You have an old radio — in the case of [The Radio Mechanic], a Stromberg Carlson — and it needs new knobs. What do you do? You can’t very well pop down to the local store and find any knobs anymore. Even if you are lucky enough to be around an electronics store, they aren’t going to have knobs to do justice to an antique radio. You could 3D print them, of course, but there are a number of issues with transferring the old knob to a CAD file for printing. So [The Radio Mechanic] decided to cast them instead.
He printed some fixtures to help with the molding using two-part molding silicone. He mounted the knob on a shaft in a jig, filled the jig with silicone, and lowered the knob into the mix. The next day, he had a good-looking mold.
The next step, of course, is to cast with resin. Admittedly 3D printing would have been faster, but would not have as nice a surface finish. The epoxy resin is clear, but he was hopeful that some caramel pigment would match the original knob color. Spoiler alert: it didn’t. The resulting knob looked translucent, like a root beer barrel candy, rather than the brown sugar color of the original knob.
The knob needed a spring insert to hold the shaft, so he repurposed some from a different kind of radio. Overall, this is the kind of thing we always think we are going to do when we need something and then we rarely follow through. Then again, we rarely have the patience to wait as long as these two knobs took to make.
Of course, a casting guerrilla doesn’t have to make just knobs. You can even add metal powders to do cold metal casting.
Robert Tolone has fantastic guides to resin casting on YouTube.
I was advised to use printer toner by a supplier to enhance the depth of colour. I needed form not aesthetic so did not experiment.
There’s proper inks and pigments for resin – mica powders are the normal opaque pigments – but in a pinch acrylic paint works well.
Stromberg Carlson made some great stuff. I have a BC-348 receiver that they made for the US Army Air Corps
Nice, I was lucky to find a suitable 3D model that I printed then painted to smooth out the surface.

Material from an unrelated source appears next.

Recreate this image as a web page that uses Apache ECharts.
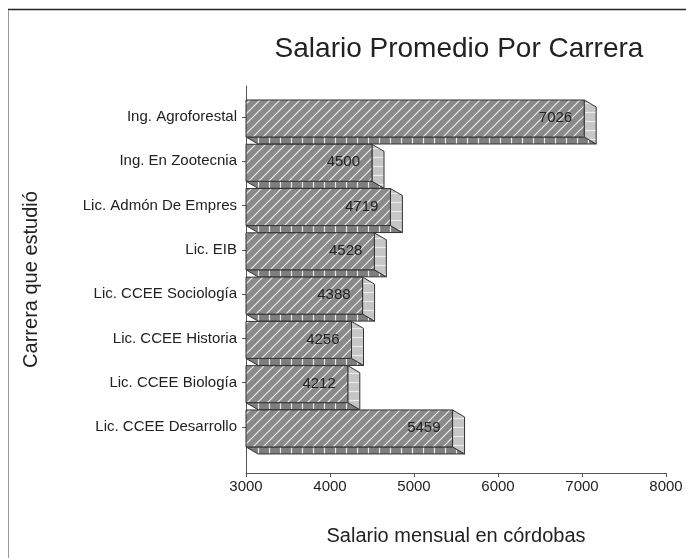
<!DOCTYPE html>
<html>
<head>
<meta charset="utf-8">
<script src="https://cdn.jsdelivr.net/npm/echarts@6/dist/echarts.min.js"></script>
<style>
  html, body { margin: 0; padding: 0; background: #fff; }
  #chart { width: 686px; height: 558px; }
</style>
</head>
<body>
<div id="chart"></div>
<script>
var carreras = [
  'Ing. Agroforestal',
  'Ing. En Zootecnia',
  'Lic. Admón De Empres',
  'Lic. EIB',
  'Lic. CCEE Sociología',
  'Lic. CCEE Historia',
  'Lic. CCEE Biología',
  'Lic. CCEE Desarrollo'
]
var salarios = [7026, 4500, 4719, 4528, 4388, 4256, 4212, 5459]
var xTicks = [3000, 4000, 5000, 6000, 7000, 8000]
var yTicks = [0, 1, 2, 3, 4, 5, 6, 7]

// little tiles for the hatch fills
function tile(w, h, bg, draw) {
  var c = document.createElement('canvas')
  c.width = w
  c.height = h
  var ctx = c.getContext('2d')
  ctx.fillStyle = bg
  ctx.fillRect(0, 0, w, h)
  ctx.strokeStyle = '#ececec'
  ctx.lineWidth = 1.2
  draw(ctx)
  return c
}
var frontTile = tile(10, 10, '#8a8a8a', function (ctx) {
  ctx.beginPath()
  ctx.moveTo(-1, 11); ctx.lineTo(11, -1)
  ctx.moveTo(-1, 1); ctx.lineTo(1, -1)
  ctx.moveTo(9, 11); ctx.lineTo(11, 9)
  ctx.stroke()
})
var sideTile = tile(10, 9, '#c6c6c6', function (ctx) {
  ctx.beginPath()
  ctx.moveTo(0, 4.5); ctx.lineTo(10, 4.5)
  ctx.stroke()
})
var bottomTile = tile(11, 10, '#7e7e7e', function (ctx) {
  ctx.beginPath()
  ctx.moveTo(5.5, 0); ctx.lineTo(5.5, 10)
  ctx.stroke()
})

var data = salarios.map(function (v, i) { return [v, i] })

var dx = 12, dy = 7

var chart = echarts.init(document.getElementById('chart'))
chart.setOption({
  animation: false,
  textStyle: { fontFamily: 'Liberation Sans' },
  title: {
    text: 'Salario Promedio Por Carrera',
    left: 454,
    textAlign: 'center',
    top: 30,
    textStyle: { fontSize: 28, fontWeight: 'normal', color: '#222', fontFamily: 'Liberation Sans' }
  },
  graphic: [
    { type: 'line', shape: { x1: 8, y1: 9.5, x2: 686, y2: 9.5 }, style: { stroke: '#222', lineWidth: 1.5 } },
    { type: 'line', shape: { x1: 8.5, y1: 10, x2: 8.5, y2: 558 }, style: { stroke: '#999', lineWidth: 1 } }
  ],
  grid: { left: 246, right: 20, top: 86, bottom: 85 },
  xAxis: {
    type: 'value',
    min: 3000,
    max: 8000,
    interval: 1000,
    name: 'Salario mensual en córdobas',
    nameLocation: 'middle',
    nameGap: 53,
    nameTextStyle: { fontSize: 20, color: '#222' },
    splitLine: { show: false },
    axisLine: { show: true, onZero: false, lineStyle: { color: '#555' } },
    axisTick: { show: true, length: 4, lineStyle: { color: '#555' }, customValues: xTicks },
    axisLabel: {
      fontSize: 15,
      color: '#222',
      margin: 6,
      customValues: xTicks,
      formatter: function (v) { return String(v) }
    }
  },
  yAxis: {
    type: 'value',
    inverse: true,
    min: -0.7,
    max: 8.04,
    name: 'Carrera que estudió',
    nameLocation: 'middle',
    nameGap: 205,
    nameRotate: 90,
    nameTextStyle: { fontSize: 20, color: '#222' },
    splitLine: { show: false },
    axisLine: { show: true, onZero: false, lineStyle: { color: '#555' } },
    axisTick: { show: true, length: 4, lineStyle: { color: '#555' }, customValues: yTicks },
    axisLabel: {
      fontSize: 15,
      color: '#222',
      margin: 9,
      customValues: yTicks,
      formatter: function (v) { return carreras[Math.round(v)] }
    }
  },
  series: [{
    type: 'custom',
    data: data,
    encode: { x: 0, y: 1 },
    renderItem: function (params, api) {
      var val = api.value(0)
      var idx = api.value(1)
      var start = api.coord([3000, idx])
      var end = api.coord([val, idx])
      var x0 = start[0], xe = end[0], c = end[1]
      var top = c - 17, bot = c + 20
      return {
        type: 'group',
        children: [
          {
            type: 'polygon',
            shape: { points: [[x0, bot], [xe, bot], [xe + dx, bot + dy], [x0 + dx, bot + dy]] },
            style: { fill: { image: bottomTile, repeat: 'repeat' }, stroke: '#333', lineWidth: 1 }
          },
          {
            type: 'polygon',
            shape: { points: [[xe, top], [xe + dx, top + dy], [xe + dx, bot + dy], [xe, bot]] },
            style: { fill: { image: sideTile, repeat: 'repeat' }, stroke: '#333', lineWidth: 1 }
          },
          {
            type: 'rect',
            shape: { x: x0, y: top, width: xe - x0, height: bot - top },
            style: { fill: { image: frontTile, repeat: 'repeat' }, stroke: '#333', lineWidth: 1 }
          },
          {
            type: 'text',
            x: xe - 12,
            y: c + 1,
            style: {
              text: String(val),
              fill: '#222',
              font: '15px "Liberation Sans"',
              align: 'right',
              verticalAlign: 'middle'
            }
          }
        ]
      }
    }
  }]
})
</script>
</body>
</html>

It did a good job on my 1930’s Philips radio.
Neat, though that knob looks remarkably similar to the one on my old toaster!
There are lots of bubbles visible in the cast knob sample. A vacuum pump will help a lot. If you solve the translucency issue (as other have offered advice on), the vacuum chamber doesn’t have to be that perfect, but even in an opaque part,sometimes bubbles cozy up to the surface and ruin its finish or wear-longevity.